To assist you to discharge your obligations towards individuals, third parties and government agencies, and at the same time to act in the public interest, a Code of Practice has been issued which, while not itself legally enforceable, attempts to set standards of behaviour consistent with the DPA and other relevant legislation in this area of the law. What you should appreciate is that a breach of the code may also constitute a breach of the DPA and trigger enforcement action by the Data Protection Commissioner. Failure to heed such an enforcement notice will constitute a criminal offence.
Similarly, a failure in filing a notification of your data processing activities, or your unlawful obtaining or processing of personal data are also breaches of the Criminal Law. Offences under the DPA are punishable by a fine of up to £5,000 upon conviction in the Magistrates’ Court, but probably by an unlimited fine after indictment in the Crown Court.

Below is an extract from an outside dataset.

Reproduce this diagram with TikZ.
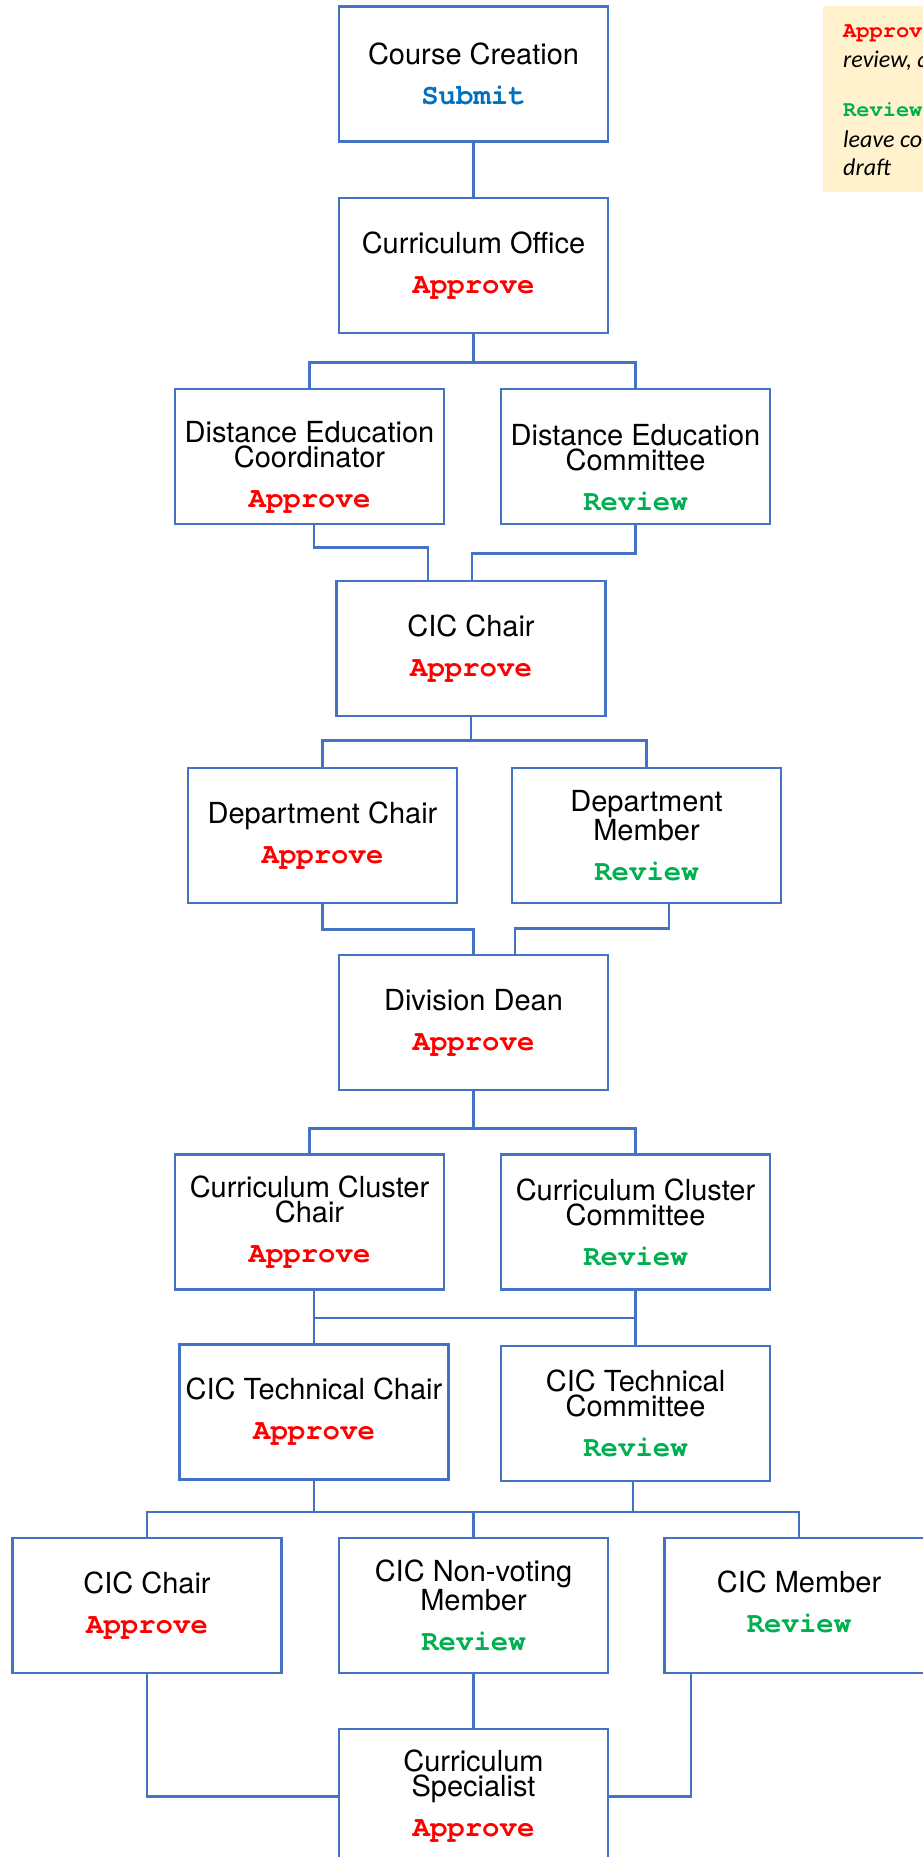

Furthermore, an individual could also mount a civil claim for compensation if he/she claims to have suffered damage or damage and distress as a result of any individual breach of the DPA.
However, it may well be that the greater practical spur towards achieving compliance will be for you and your organisation to avoid the attendant adverse publicity which often accompanies either the provision of or the failure to provide such data. The existence of a clear and considered policy will obviously enable you to contemplate either eventuality with a degree of confidence.